-- START OF DATA EXCERPT --

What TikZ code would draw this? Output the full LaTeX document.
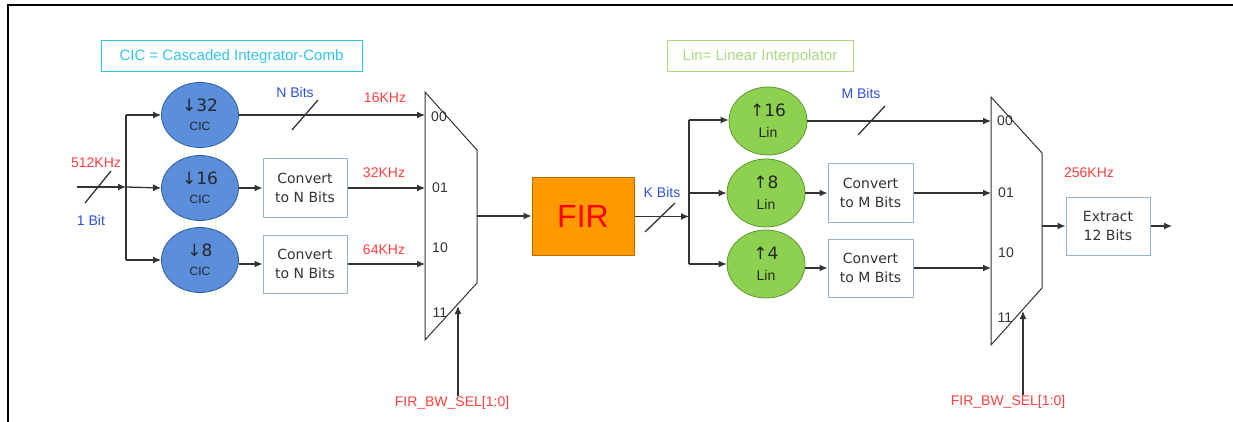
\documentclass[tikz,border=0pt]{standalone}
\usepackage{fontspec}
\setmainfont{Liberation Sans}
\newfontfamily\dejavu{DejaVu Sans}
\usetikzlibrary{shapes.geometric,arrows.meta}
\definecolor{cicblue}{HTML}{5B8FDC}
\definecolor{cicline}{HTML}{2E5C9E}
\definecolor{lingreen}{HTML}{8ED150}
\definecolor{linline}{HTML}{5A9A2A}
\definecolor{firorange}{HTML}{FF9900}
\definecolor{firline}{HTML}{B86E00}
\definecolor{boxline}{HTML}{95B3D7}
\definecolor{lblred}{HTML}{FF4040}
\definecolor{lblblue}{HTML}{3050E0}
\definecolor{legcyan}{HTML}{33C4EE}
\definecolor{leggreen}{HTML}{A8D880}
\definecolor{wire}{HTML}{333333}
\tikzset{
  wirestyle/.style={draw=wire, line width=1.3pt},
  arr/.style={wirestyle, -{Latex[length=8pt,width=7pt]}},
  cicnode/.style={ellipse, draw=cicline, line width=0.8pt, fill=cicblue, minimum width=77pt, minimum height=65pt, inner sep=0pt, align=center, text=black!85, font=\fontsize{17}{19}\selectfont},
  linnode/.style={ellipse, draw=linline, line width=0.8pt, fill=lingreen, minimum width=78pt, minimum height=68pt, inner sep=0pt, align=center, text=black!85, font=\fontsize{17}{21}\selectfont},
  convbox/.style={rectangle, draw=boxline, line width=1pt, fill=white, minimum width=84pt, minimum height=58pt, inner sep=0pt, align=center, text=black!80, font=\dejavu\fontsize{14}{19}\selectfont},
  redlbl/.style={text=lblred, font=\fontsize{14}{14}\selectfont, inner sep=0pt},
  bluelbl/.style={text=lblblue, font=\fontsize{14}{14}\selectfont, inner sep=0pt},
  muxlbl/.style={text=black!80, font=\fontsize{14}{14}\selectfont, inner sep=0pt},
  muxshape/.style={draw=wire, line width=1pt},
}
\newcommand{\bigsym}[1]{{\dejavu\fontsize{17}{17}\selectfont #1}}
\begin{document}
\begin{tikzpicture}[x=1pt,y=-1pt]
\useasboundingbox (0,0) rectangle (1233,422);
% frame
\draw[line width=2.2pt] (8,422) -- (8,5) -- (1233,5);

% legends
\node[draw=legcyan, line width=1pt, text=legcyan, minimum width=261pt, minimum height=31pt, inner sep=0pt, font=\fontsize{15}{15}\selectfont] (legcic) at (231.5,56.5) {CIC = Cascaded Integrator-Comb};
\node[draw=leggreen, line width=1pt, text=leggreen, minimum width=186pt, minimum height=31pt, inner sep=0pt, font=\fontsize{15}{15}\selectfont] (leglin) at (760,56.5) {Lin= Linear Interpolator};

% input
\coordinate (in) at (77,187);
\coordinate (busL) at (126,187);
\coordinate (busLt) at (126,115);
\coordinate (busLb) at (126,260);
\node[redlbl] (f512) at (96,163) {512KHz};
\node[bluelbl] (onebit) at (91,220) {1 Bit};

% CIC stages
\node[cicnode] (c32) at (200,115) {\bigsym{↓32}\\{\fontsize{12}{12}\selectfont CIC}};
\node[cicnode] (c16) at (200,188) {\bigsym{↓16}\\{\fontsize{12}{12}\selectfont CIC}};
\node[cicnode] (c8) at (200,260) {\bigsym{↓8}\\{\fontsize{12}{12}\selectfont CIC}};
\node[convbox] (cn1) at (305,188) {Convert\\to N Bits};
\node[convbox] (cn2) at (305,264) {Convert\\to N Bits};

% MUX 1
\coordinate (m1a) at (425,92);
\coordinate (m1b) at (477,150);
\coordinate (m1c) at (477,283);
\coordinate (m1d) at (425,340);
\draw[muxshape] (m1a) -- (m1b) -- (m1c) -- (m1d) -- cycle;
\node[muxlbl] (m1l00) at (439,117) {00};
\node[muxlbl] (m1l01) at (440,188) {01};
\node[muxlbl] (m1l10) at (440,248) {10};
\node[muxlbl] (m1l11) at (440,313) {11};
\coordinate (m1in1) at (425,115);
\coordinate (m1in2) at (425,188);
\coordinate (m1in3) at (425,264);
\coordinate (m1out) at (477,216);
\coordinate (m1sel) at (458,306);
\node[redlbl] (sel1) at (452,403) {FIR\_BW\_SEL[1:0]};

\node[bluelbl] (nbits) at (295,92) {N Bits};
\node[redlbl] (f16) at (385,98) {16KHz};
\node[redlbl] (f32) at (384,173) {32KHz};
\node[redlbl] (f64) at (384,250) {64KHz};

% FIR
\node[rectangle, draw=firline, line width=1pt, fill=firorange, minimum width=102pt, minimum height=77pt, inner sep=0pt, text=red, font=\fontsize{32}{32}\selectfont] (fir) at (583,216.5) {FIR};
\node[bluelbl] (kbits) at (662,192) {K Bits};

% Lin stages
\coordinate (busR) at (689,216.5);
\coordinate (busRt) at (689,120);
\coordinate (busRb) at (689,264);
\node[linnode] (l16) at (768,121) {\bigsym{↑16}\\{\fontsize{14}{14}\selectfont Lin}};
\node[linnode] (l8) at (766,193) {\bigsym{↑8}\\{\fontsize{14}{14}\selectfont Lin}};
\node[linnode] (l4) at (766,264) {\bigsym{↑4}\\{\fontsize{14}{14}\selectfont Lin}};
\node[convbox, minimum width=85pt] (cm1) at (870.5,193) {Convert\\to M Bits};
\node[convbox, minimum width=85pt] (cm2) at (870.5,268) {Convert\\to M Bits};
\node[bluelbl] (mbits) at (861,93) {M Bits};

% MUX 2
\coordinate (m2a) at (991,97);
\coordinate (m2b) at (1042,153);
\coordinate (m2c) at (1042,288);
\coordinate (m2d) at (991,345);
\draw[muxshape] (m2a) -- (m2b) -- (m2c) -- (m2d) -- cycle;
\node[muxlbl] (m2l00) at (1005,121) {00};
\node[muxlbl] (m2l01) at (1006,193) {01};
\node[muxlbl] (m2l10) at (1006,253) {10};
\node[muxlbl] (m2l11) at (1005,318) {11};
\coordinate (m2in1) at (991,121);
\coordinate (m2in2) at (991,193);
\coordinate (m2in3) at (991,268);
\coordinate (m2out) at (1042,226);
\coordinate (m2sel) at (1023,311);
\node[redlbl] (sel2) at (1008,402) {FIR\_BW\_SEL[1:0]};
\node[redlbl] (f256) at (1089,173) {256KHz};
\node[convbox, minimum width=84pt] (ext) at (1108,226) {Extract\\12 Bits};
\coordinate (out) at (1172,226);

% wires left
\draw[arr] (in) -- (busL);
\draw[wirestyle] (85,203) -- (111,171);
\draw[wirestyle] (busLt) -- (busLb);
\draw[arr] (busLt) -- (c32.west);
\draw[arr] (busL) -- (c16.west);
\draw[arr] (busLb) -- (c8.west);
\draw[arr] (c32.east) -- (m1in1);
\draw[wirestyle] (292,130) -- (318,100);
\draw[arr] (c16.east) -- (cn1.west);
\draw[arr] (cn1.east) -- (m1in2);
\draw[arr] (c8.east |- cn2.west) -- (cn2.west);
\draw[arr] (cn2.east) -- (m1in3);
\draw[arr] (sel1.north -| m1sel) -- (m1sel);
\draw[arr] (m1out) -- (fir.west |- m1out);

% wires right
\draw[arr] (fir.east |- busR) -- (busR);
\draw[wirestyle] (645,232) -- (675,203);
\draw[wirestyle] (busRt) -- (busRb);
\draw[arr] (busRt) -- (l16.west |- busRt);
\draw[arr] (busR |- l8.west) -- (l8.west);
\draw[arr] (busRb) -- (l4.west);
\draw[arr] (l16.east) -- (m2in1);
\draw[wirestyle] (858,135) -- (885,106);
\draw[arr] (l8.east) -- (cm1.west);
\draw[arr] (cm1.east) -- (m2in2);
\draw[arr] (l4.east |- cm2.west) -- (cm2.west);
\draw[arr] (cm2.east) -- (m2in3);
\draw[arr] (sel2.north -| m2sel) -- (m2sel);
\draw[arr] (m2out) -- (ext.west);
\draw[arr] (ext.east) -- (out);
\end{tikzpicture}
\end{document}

-- END OF DATA EXCERPT --

Skip the pictures, please, and transcribe only the lines from the beginning of the material through the one that contains "width=1pt, text=leggreen, minimum".

What TikZ code would draw this? Output the full LaTeX document.
\documentclass[tikz,border=0pt]{standalone}
\usepackage{fontspec}
\setmainfont{Liberation Sans}
\newfontfamily\dejavu{DejaVu Sans}
\usetikzlibrary{shapes.geometric,arrows.meta}
\definecolor{cicblue}{HTML}{5B8FDC}
\definecolor{cicline}{HTML}{2E5C9E}
\definecolor{lingreen}{HTML}{8ED150}
\definecolor{linline}{HTML}{5A9A2A}
\definecolor{firorange}{HTML}{FF9900}
\definecolor{firline}{HTML}{B86E00}
\definecolor{boxline}{HTML}{95B3D7}
\definecolor{lblred}{HTML}{FF4040}
\definecolor{lblblue}{HTML}{3050E0}
\definecolor{legcyan}{HTML}{33C4EE}
\definecolor{leggreen}{HTML}{A8D880}
\definecolor{wire}{HTML}{333333}
\tikzset{
  wirestyle/.style={draw=wire, line width=1.3pt},
  arr/.style={wirestyle, -{Latex[length=8pt,width=7pt]}},
  cicnode/.style={ellipse, draw=cicline, line width=0.8pt, fill=cicblue, minimum width=77pt, minimum height=65pt, inner sep=0pt, align=center, text=black!85, font=\fontsize{17}{19}\selectfont},
  linnode/.style={ellipse, draw=linline, line width=0.8pt, fill=lingreen, minimum width=78pt, minimum height=68pt, inner sep=0pt, align=center, text=black!85, font=\fontsize{17}{21}\selectfont},
  convbox/.style={rectangle, draw=boxline, line width=1pt, fill=white, minimum width=84pt, minimum height=58pt, inner sep=0pt, align=center, text=black!80, font=\dejavu\fontsize{14}{19}\selectfont},
  redlbl/.style={text=lblred, font=\fontsize{14}{14}\selectfont, inner sep=0pt},
  bluelbl/.style={text=lblblue, font=\fontsize{14}{14}\selectfont, inner sep=0pt},
  muxlbl/.style={text=black!80, font=\fontsize{14}{14}\selectfont, inner sep=0pt},
  muxshape/.style={draw=wire, line width=1pt},
}
\newcommand{\bigsym}[1]{{\dejavu\fontsize{17}{17}\selectfont #1}}
\begin{document}
\begin{tikzpicture}[x=1pt,y=-1pt]
\useasboundingbox (0,0) rectangle (1233,422);
% frame
\draw[line width=2.2pt] (8,422) -- (8,5) -- (1233,5);

% legends
\node[draw=legcyan, line width=1pt, text=legcyan, minimum width=261pt, minimum height=31pt, inner sep=0pt, font=\fontsize{15}{15}\selectfont] (legcic) at (231.5,56.5) {CIC = Cascaded Integrator-Comb};
\node[draw=leggreen, line width=1pt, text=leggreen, minimum width=186pt, minimum height=31pt, inner sep=0pt, font=\fontsize{15}{15}\selectfont] (leglin) at (760,56.5) {Lin= Linear Interpolator};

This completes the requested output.